In today's English lesson you will learn some of the key vocabulary we use in English when we talk about elections.
Elections are an important part of many countries around the world. Sometimes they are fair, sometimes they are not but their outcome may affect many people.
I first voted when I was 18 years old. I was excited to exercise my democratic right for the first time.
Down to the local polling booth I went - in Australia it's normally a school - and voted for the party that I thought best represented my ideas.
Australia holds federal elections every three years. We also have local and state elections too.
Voting is compulsory in Australia so if you are over 18 years of age, you have to vote. If you don't, you get a fine.
You decide who you want to vote for, then you put your ballot in the ballot box.
In other countries voting is not obligatory so not everyone goes to vote. The voter turnout is low.
Some people would argue that this is bad for democracy.
In Australia, the country is divided into electorates for election purposes. Each electorate is represented by a member of parliament.

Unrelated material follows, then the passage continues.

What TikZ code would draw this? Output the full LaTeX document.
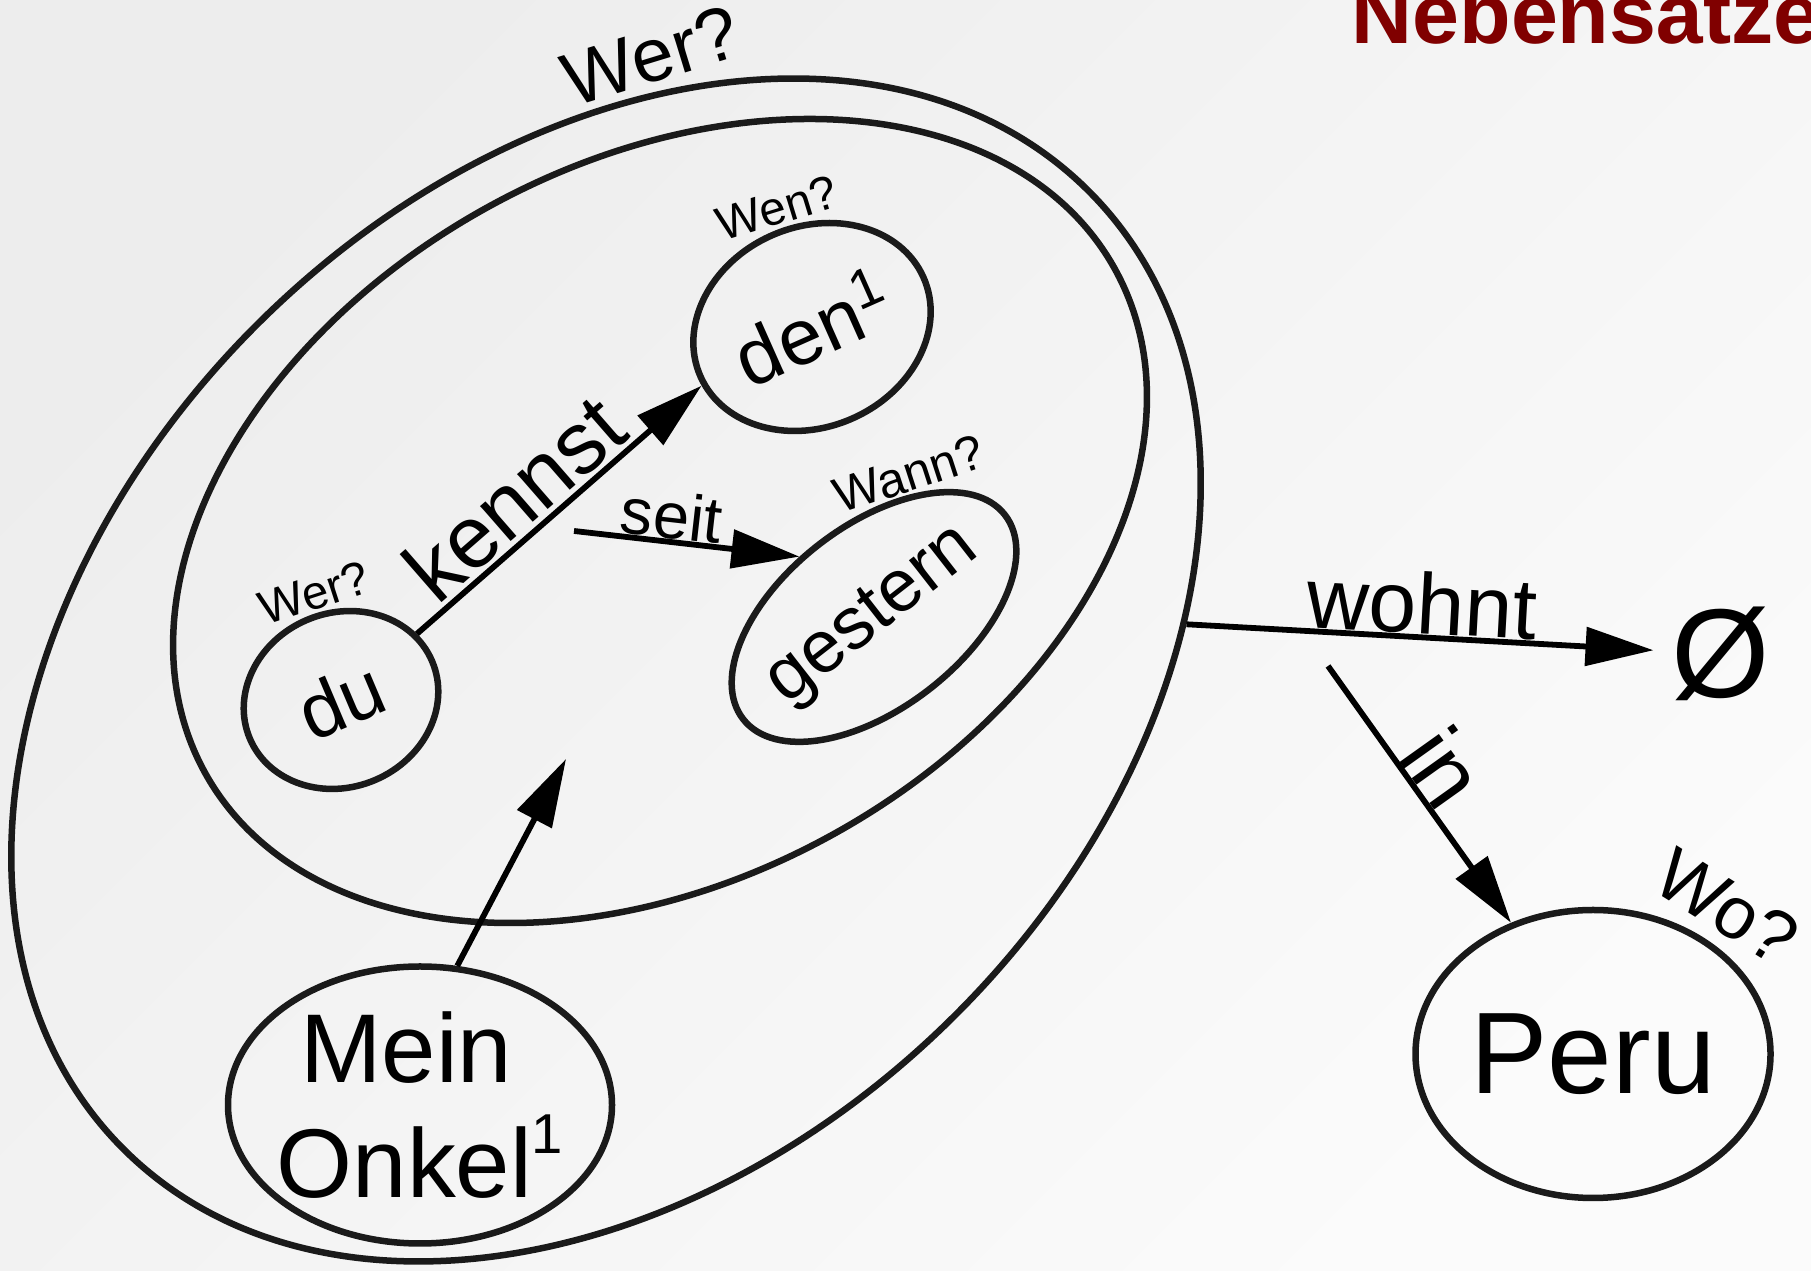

During an election candidates from other political parties challenge the sitting member.
The main parties in Australia are the Liberal Party, the Labor Party, the Greens, the National Country Party, and the One Nation Party.
If the Liberal Party wins the election they normally form a coalition with the National Country Party.
We hope that elections are honest and fair but in some countries they are not.
When an election is not fair we call it a rigged election.
How often do you have to vote in your country?